Walk along the trails of Portland's Riverfront Park and you will quickly discover just about everything is brown. The paths are brown. The stones — from pebbles to boulders — are brown. The mud is brown. And by the end of the hike, your boots and pant legs will take on a brownish hue.
Welcome to "Quarrytown," and its huge pile of brownstone-slag-turned-park along the banks of the Connecticut River. For many years the town with the most frontage along the Connecticut River had little access to the storied waterway that makes its big turn through Portland. The park changed all that and brought area residents back to the banks of New England's longest river.
One of the strange things about the park is the fact that much of it is man-made – a legacy of the town's quarrying past. From the 1600s up to the present day, the sandstone cliffs of Portland have been quarried for the stone's unique color and workability by craftsmen. People used the sandstone for everything from foundations to college buildings and churches to chimneys and gravestones.
About 1880, the quarry business reached its peak. Shaler and Hall Quarry Co. and the Brainerd Quarry employed about 1,500 men and more than 25 ships were used to transport the stone to New York, Boston, Philadelphia and other cities throughout the country.
The quarrying operations created a lot of slag and waste rock that wasn't suitable for building. So quarry operators dumped huge chunks of rock to the north of the quarry, creating a manmade riverbank of brownstone. Although the area is overgrown, visitors to the park can still make out the piles peeking out like ancient ruins.
The trails run along the river with views out to Wilcox or Willow Island, located directly to the north of the Arrigoni Bridge. Before the area was settled, the island was a halfway point for Native American tribes crossing the Connecticut River. A footbridge once connected the island to Middletown, and it was used by residents as a park.

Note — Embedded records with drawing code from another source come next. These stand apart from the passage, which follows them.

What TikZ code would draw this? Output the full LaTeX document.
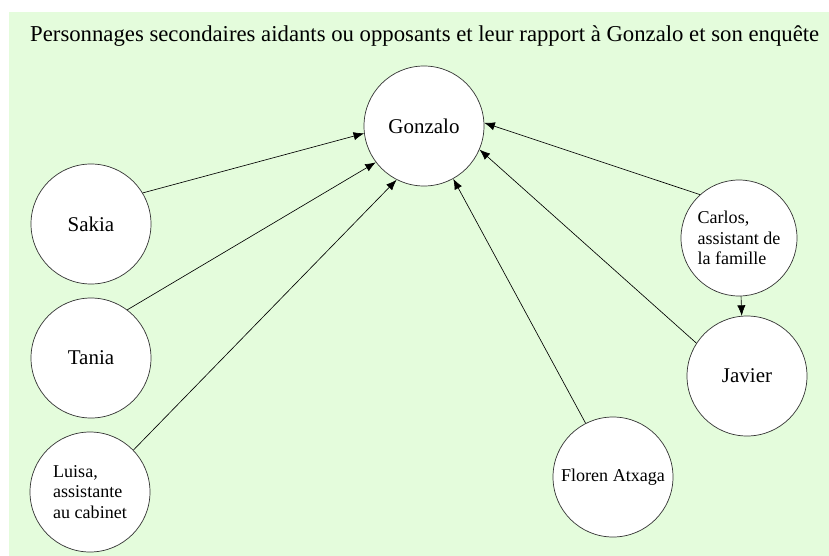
\documentclass[tikz,border=0pt]{standalone}
\usepackage{fontspec}
\setmainfont{Liberation Serif}
\usetikzlibrary{arrows.meta}
\definecolor{fond}{RGB}{228,252,220}

\begin{document}
\begin{tikzpicture}[x=0.03cm,y=-0.03cm,
    perso/.style={draw=black!80,fill=white,circle,minimum size=3.6cm,inner sep=0pt,
      line width=0.6pt,font=\fontsize{17.9}{20}\selectfont},
    petit/.style={font=\fontsize{15.4}{17.5}\selectfont,align=left},
    fleche/.style={-{Latex[length=9pt,width=7pt]},line width=0.55pt}]
      \useasboundingbox (0,0) rectangle (829,556);
      \fill[fond] (9,12) rectangle (829,556);
      \node[anchor=west,inner sep=0pt,font=\fontsize{19.4}{20}\selectfont] (titre) at (30,36)
        {Personnages secondaires aidants ou opposants et leur rapport à Gonzalo et son enquête};
      % personnages
      \node[perso] (gonzalo) at (424,126) {Gonzalo};
      \node[perso] (sakia) at (91,224) {Sakia};
      \node[perso] (tania) at (91,358) {Tania};
      \node[perso,petit] (luisa) at (90,492) {Luisa,\\assistante\\au cabinet};
      \node[perso,petit] (floren) at (613,477) {Floren Atxaga};
      \node[perso,petit,minimum size=3.48cm] (carlos) at (739,238) {Carlos,\\assistant de\\la famille};
      \node[perso] (javier) at (747,376) {Javier};
      % liens vers Gonzalo
      \draw[fleche] (sakia.31.6) -- (gonzalo.187);
      \draw[fleche] (tania.53.5) -- (gonzalo.217.5);
      \draw[fleche] (luisa.44) -- (gonzalo.243);
      \draw[fleche] (floren.117) -- (gonzalo.299);
      \draw[fleche] (javier.147) -- (gonzalo.337);
      \draw[fleche] (carlos.132) -- (gonzalo.3);
      \draw[fleche] (carlos.-88) -- (javier.95.7);
    \end{tikzpicture}
\end{document}
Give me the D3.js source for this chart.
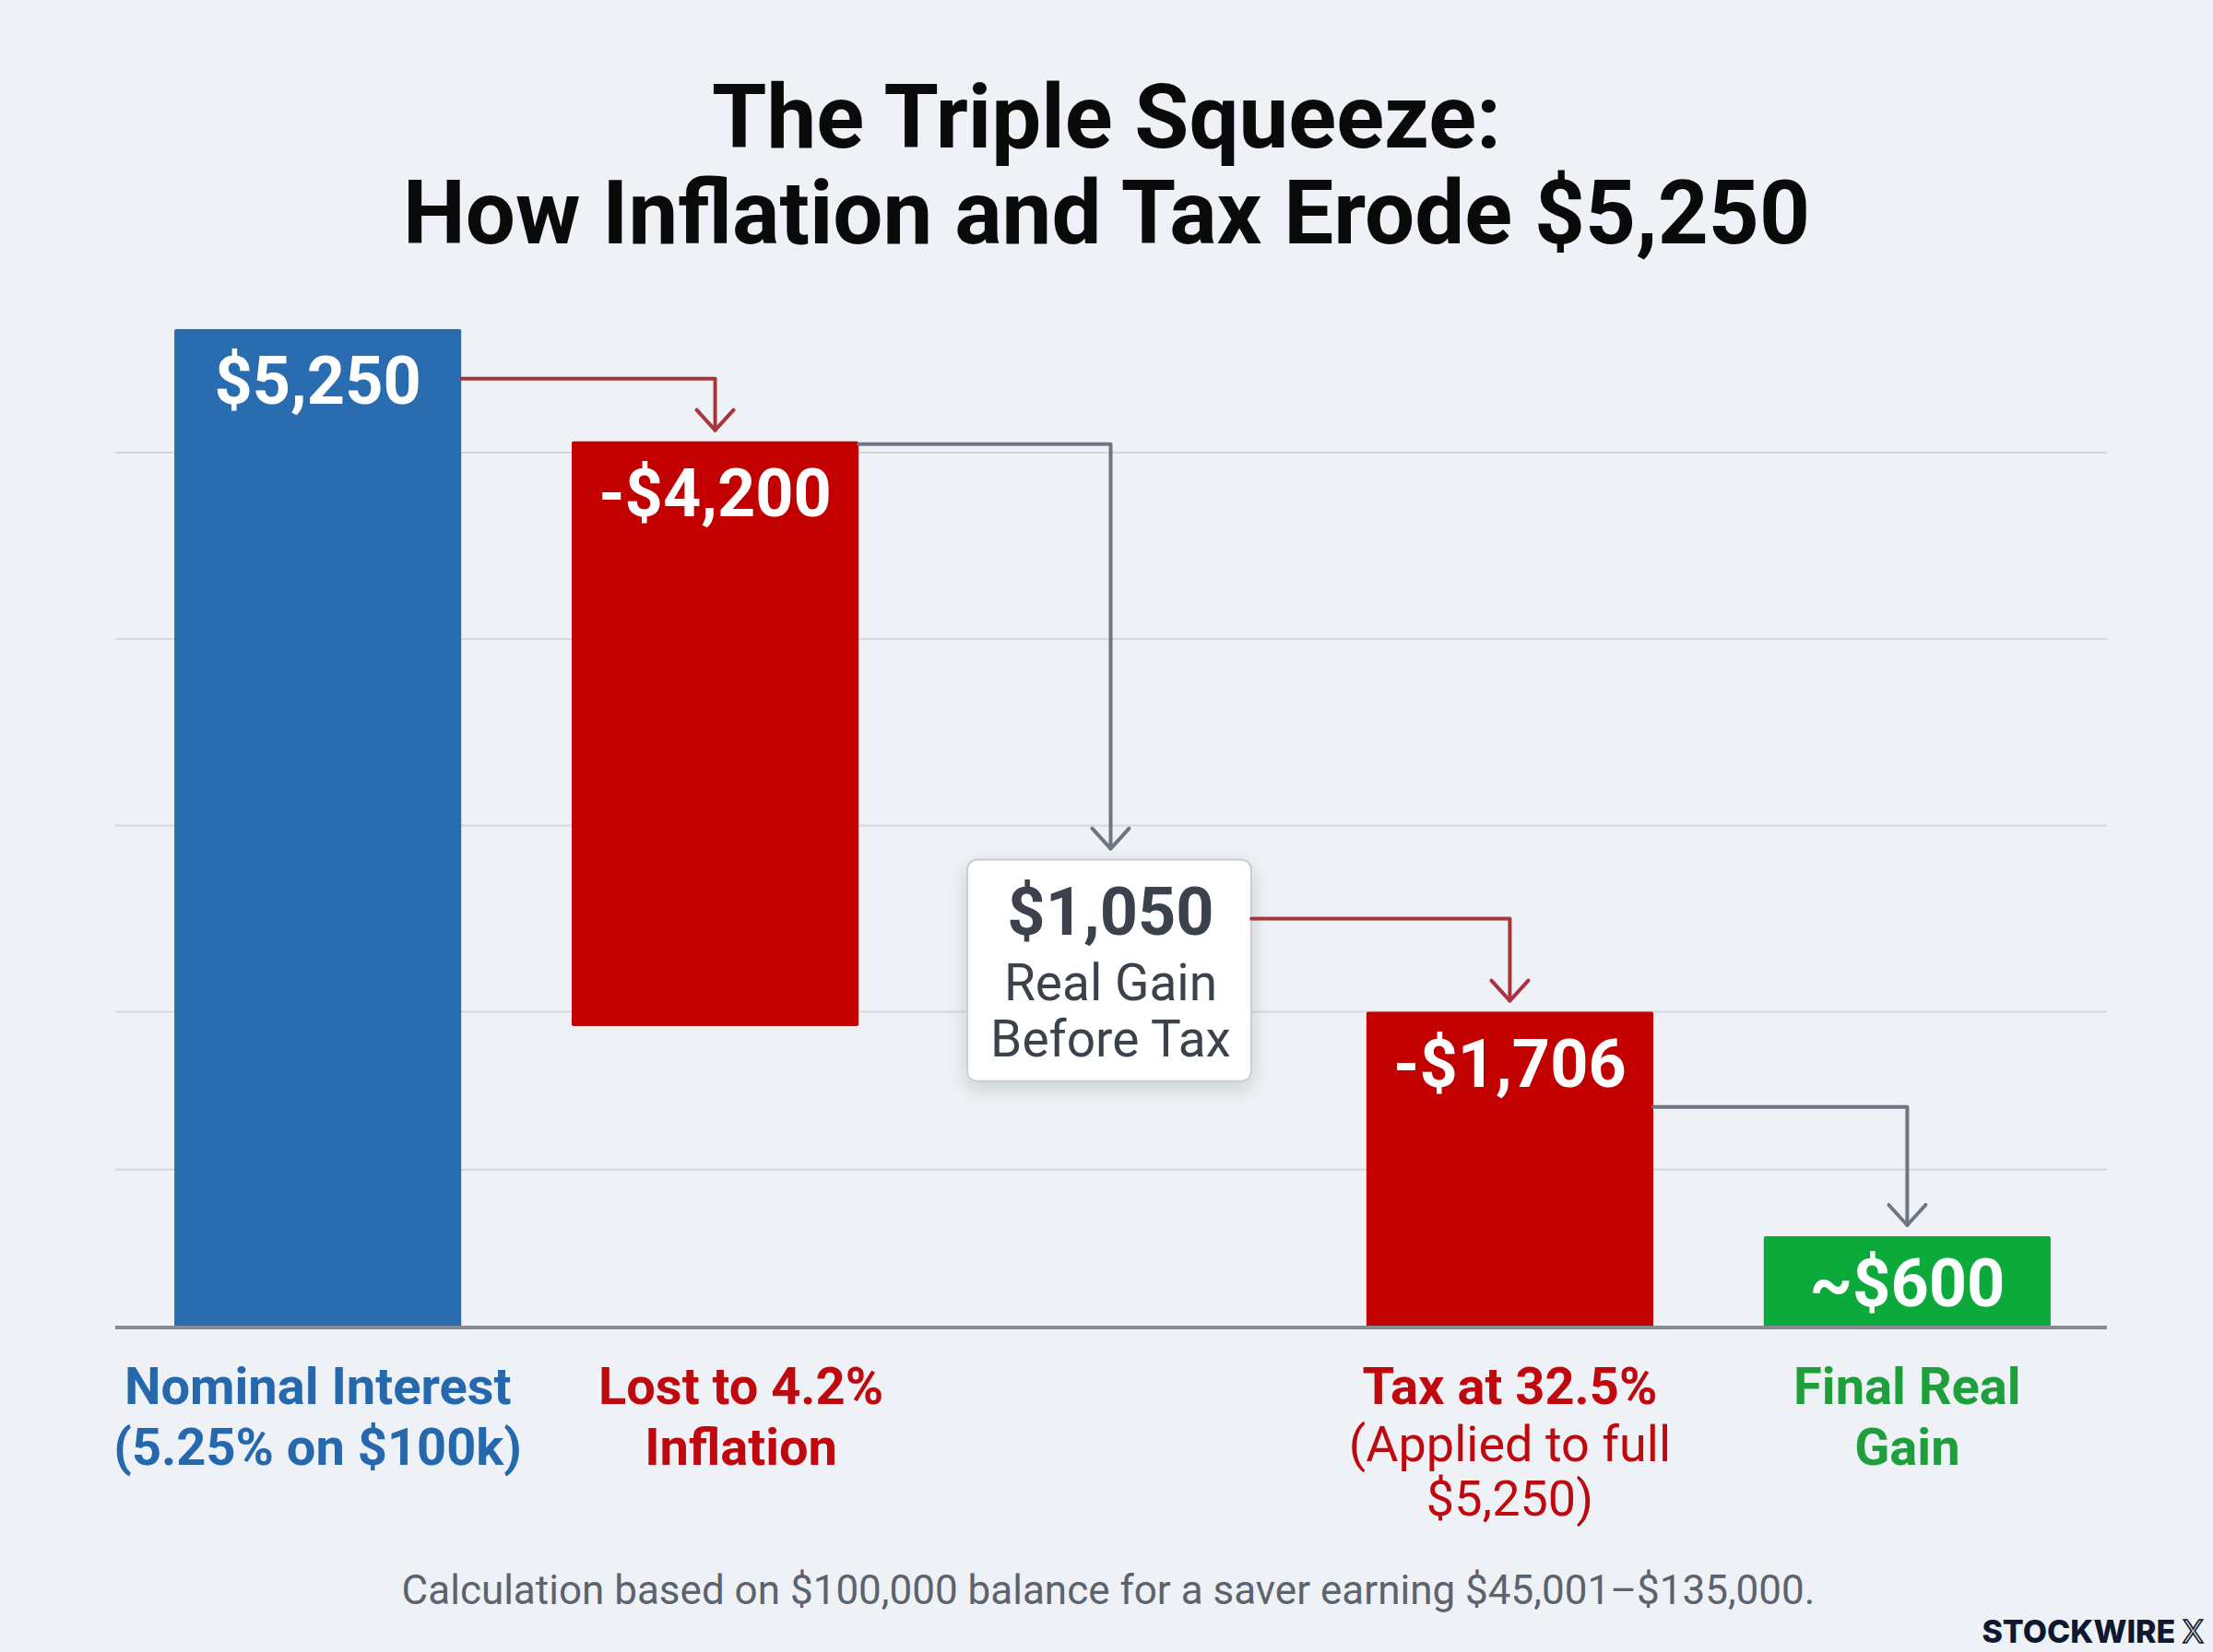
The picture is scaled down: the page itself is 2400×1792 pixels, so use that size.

Side trails snake down to the riverbank and offer "church steeple" views of Cromwell and the boats plying the water. Another trail goes to the top of the slag pile, with an outstanding view up the river and across the hills of Portland and Glastonbury. Visitors can either return to the trailhead through the woods or via the main path that links to an access road and Middlesex Avenue Extension, which travels past the former homes of quarry workers and administrators.
A side trip up Middlesex Avenue will bring visitors to an overlook of the sparkling water-filled quarries and the Arrigoni Bridge. A drive along Brownstone Avenue showcases the abandoned quarries' newest incarnation — Brownstone Exploration & Discovery Park.
You can see the past, present and future of Portland's famous brownstone quarries all in one trip.
To get there, take Route 66 east across the Arrigoni Bridge. Take a right on Lower Main Street just after crossing the bridge and take a right on Brownstone Avenue and follow to the end. If coming from Route 66 west, turn right before crossing bridge and take a right on Lower Main Street and right on Brownstone Avenue.